**Instructions to follow**: Every line of the listing must be reproduced as it stands. Leave the images behind.

**Data section**:

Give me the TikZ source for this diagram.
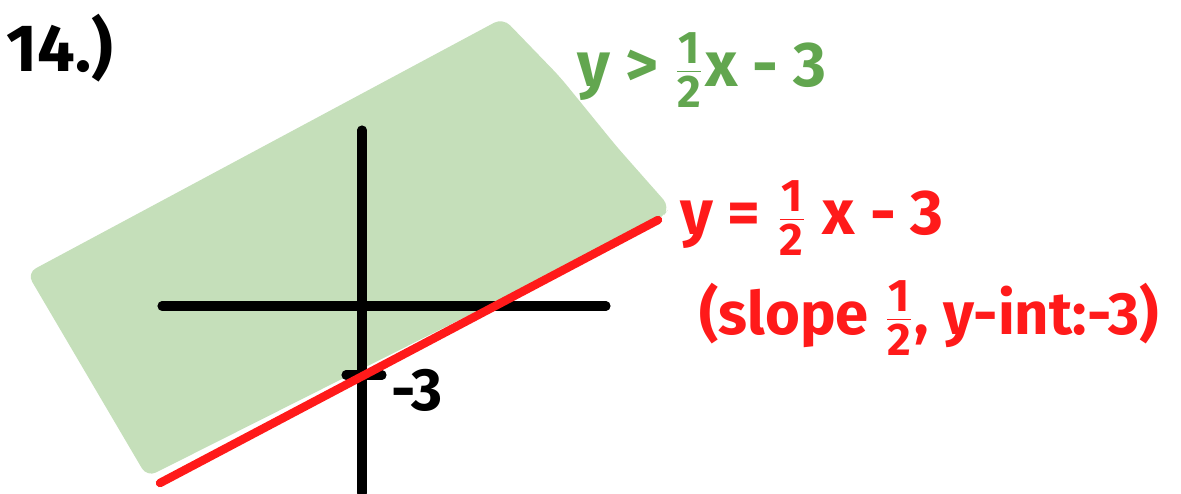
\documentclass[tikz,border=0pt]{standalone}
\usepackage{fontspec}
\setmainfont{Fira Sans}
\usepackage{tikz}
\usetikzlibrary{calc}
\definecolor{shadegreen}{HTML}{C5DFBA}
\definecolor{labelgreen}{HTML}{62A64F}
\definecolor{linered}{HTML}{FF1A1A}
\newcommand{\frpart}[1]{\mbox{\fontsize{13}{14}\selectfont\bfseries #1}}
\newcommand{\hfr}[2]{$\frac{\frpart{#1}}{\frpart{#2}}$}

\begin{document}
\begin{tikzpicture}[x=1cm,y=1cm,line cap=round]
  \useasboundingbox (0,0) rectangle (11.81,4.93);
  % shaded half-plane
  \fill[shadegreen,rounded corners=1mm] (0.27,2.20) -- (5.03,4.75) -- (5.60,4.16) -- (6.17,3.46)
    -- (6.70,2.86) -- (6.62,2.75) -- (1.47,0.16) -- cycle;
  % axes
  \draw[line width=2.6pt] (1.62,1.87) -- (6.06,1.87);
  \draw[line width=2.6pt] (3.62,3.63) -- (3.62,0.00);
  \draw[line width=2.6pt] (3.46,1.18) -- (3.82,1.18);
  % boundary line
  \draw[linered,line width=2.4pt] (1.60,0.10) -- (6.58,2.73);
  \node[font=\fontsize{19}{23}\selectfont\bfseries] (num) at (0.60,4.45) {14.)};
  \node[font=\fontsize{17}{20}\selectfont\bfseries] (yint) at (4.17,1.03) {-3};
  \node[labelgreen,font=\fontsize{18}{22}\selectfont\bfseries] (ineq) at (7.02,4.23) {y > \hfr{1}{2}x - 3};
  \node[linered,font=\fontsize{18}{22}\selectfont\bfseries] (eq) at (8.12,2.75) {y = \hfr{1}{2} x - 3};
  \node[linered,font=\fontsize{17}{20}\selectfont\bfseries] (note) at (9.29,1.75) {(slope \hfr{1}{2}, y-int:-3)};
\end{tikzpicture}
\end{document}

**Output of the task**:
Give me the TikZ source for this diagram.
\documentclass[tikz,border=0pt]{standalone}
\usepackage{fontspec}
\setmainfont{Fira Sans}
\usepackage{tikz}
\usetikzlibrary{calc}
\definecolor{shadegreen}{HTML}{C5DFBA}
\definecolor{labelgreen}{HTML}{62A64F}
\definecolor{linered}{HTML}{FF1A1A}
\newcommand{\frpart}[1]{\mbox{\fontsize{13}{14}\selectfont\bfseries #1}}
\newcommand{\hfr}[2]{$\frac{\frpart{#1}}{\frpart{#2}}$}

\begin{document}
\begin{tikzpicture}[x=1cm,y=1cm,line cap=round]
  \useasboundingbox (0,0) rectangle (11.81,4.93);
  % shaded half-plane
  \fill[shadegreen,rounded corners=1mm] (0.27,2.20) -- (5.03,4.75) -- (5.60,4.16) -- (6.17,3.46)
    -- (6.70,2.86) -- (6.62,2.75) -- (1.47,0.16) -- cycle;
  % axes
  \draw[line width=2.6pt] (1.62,1.87) -- (6.06,1.87);
  \draw[line width=2.6pt] (3.62,3.63) -- (3.62,0.00);
  \draw[line width=2.6pt] (3.46,1.18) -- (3.82,1.18);
  % boundary line
  \draw[linered,line width=2.4pt] (1.60,0.10) -- (6.58,2.73);
  \node[font=\fontsize{19}{23}\selectfont\bfseries] (num) at (0.60,4.45) {14.)};
  \node[font=\fontsize{17}{20}\selectfont\bfseries] (yint) at (4.17,1.03) {-3};
  \node[labelgreen,font=\fontsize{18}{22}\selectfont\bfseries] (ineq) at (7.02,4.23) {y > \hfr{1}{2}x - 3};
  \node[linered,font=\fontsize{18}{22}\selectfont\bfseries] (eq) at (8.12,2.75) {y = \hfr{1}{2} x - 3};
  \node[linered,font=\fontsize{17}{20}\selectfont\bfseries] (note) at (9.29,1.75) {(slope \hfr{1}{2}, y-int:-3)};
\end{tikzpicture}
\end{document}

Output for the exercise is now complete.